In the last month or so we have seen a flare-up in the fighting in east Ukraine, there are a number of theories behind this but that’s not what this piece is about. For me, it was a place where fighting was a day-to-day business. Nothing had changed, just a bit more coverage than usual. So for me, it was time to head back out there, to my home away from home.

I decided that I would hook up with some of my old teammates still slugging it out down there, they belong to a special operations unit working with a number of other units along the frontlines in one or two areas. One of the areas was our old stomping ground the town of Shyrokyne just on the outskirts of Mariupol. This really is one of them apocalyptic towns, not a building intact; bullet holes cover every surface in the area.

Since my last time out here, members of the Ukrainian Army had pushed all way through the town. So we had a FOB on the side I was once shooting at and working there in the night! It was a very surreal moment, driving into this end of town. I even had one them (what the fuck moments) as I realized where I was. To the see the damage that has been done and to know that you played a part in this is was  very real for me.

The roads were littered with tail ends from the mortars that have fallen over the years and of course holes, some big some small, not a patch of road left unscarred. As with good old Shyrokyne, it’s not long before the guns ring out and the bangs start. “Welcome home,” I said to myself with a cheesy grin on my face!

 

The situation in Shyrokyne is a straightforward one, to be honest. After the Ukrainian Army moved into the town, the separatists had pre-made trenches on the outskirts and very well made I must say. That will come as no surprise, they have had a long time to dig in, and when they pulled out of the town, this was to lure the Army into what can be only described as an IED hell! As the Ukrainian Army moved in, the separatists shelled the town and random sporadic gunfire would rattle throughout town, this would have made the de-mining effort a real shit mission to be on and I take my hat off to these boys.


(People left in such a hurry they left everything)

After the de-mining operations were done, the army began to fortify with its own trenches on the edge of the town. They also built up positions in the first rows of houses in the rear; a few mortar teams and tanks ready to roll in should shit hit the fan. But this was a combined effort not just by the Army but the Marines and SOF elements were involved in securing this key town. As it stands today, this how the situation remains “static” no forces can really attack without the result of heavy losses.

This is down to a couple of facts, the terrain is flat with the treeline not even offering protection as are they are skinny and offer no real cover from view.

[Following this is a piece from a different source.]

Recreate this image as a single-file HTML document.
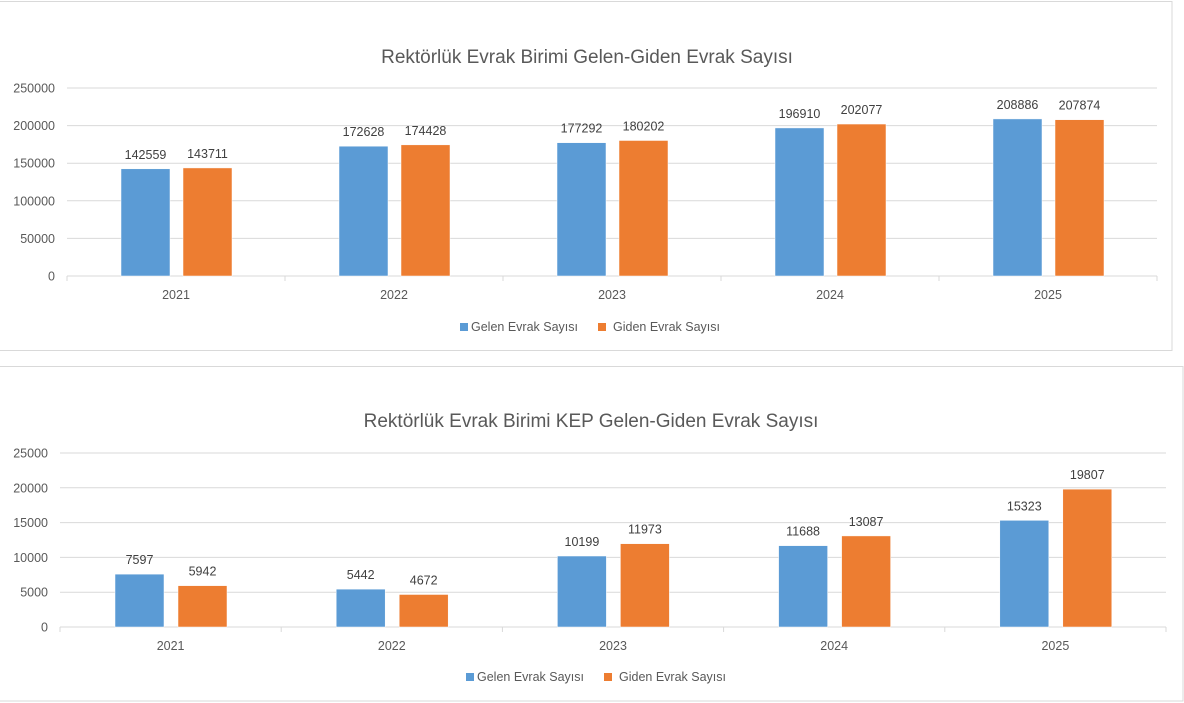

The front line trench on the Ukrainian side to the separatists’, side you’re looking at 800-900 meters of flat ground, even the closest one is 500m that’s a lot of flat ground to cover. On top of this, they have mined the area on both sides and to be honest, different groups have laid minefields then don’t pass the message on, so what you have is minefields in front of positions that they themselves are not even aware of!! Then we have the same on the separatists’ side, mining areas out fear and not marking them down, it’s a real clusterfuck.

Moving on from that to artillery, even the smallest forces could be seen trying to cross from one of these points the observers would inform the mortar teams to unleash hell! They have a ton of ammo and can sustain strikes for hours at a time. Even if they didn’t kill the attacking force in the strike, they would pin them down and open up with small arms with a clear line of sight. The third problem… they don’t have the manpower on both sides to take a loss like that, it would result in complete failed attempted on both sides and just waste of bodies. With heavier artillery pieces such as GRAD (multiple launch rocket system) well within range and tank crews 10 km away if the Ukrainian army were to make a big push, it could prove to be disastrous. I also believe this to be the same along the front line. (I will cover this issue in a different article.)


(Above a typical night)

On a day-to-day in this place, it is constant shooting small arms PKMs even AKs to small artillery barrages, AGS (long-range automatic grenade launchers) and 82mm not often but 120mm is used as well. The war down here is trench warfare, small skirmishes from both sides to probe and get a response. They both spend day and night observing, looking for a small change in the day-to-day activity. Some will hope they will attack as they are fed up of the static fight, and I do believe that the Ukrainian guys want this fight to end. They don’t want to keep stepping mines all the time and dying from Artillery strikes as this is the most common way to die down here. One other factor is the OSCE (unarmed civilian monitors) in my opinion they limit the Ukrainians capabilities to make any real advancements. The guys down there want to end this war, but fear the backlash they would get from their government in Kiev if they were informed that they are not complying with the ceasefire agreements. I will write a short article about the OSCE in Ukraine for you guys to have a better understanding of what they really do down there.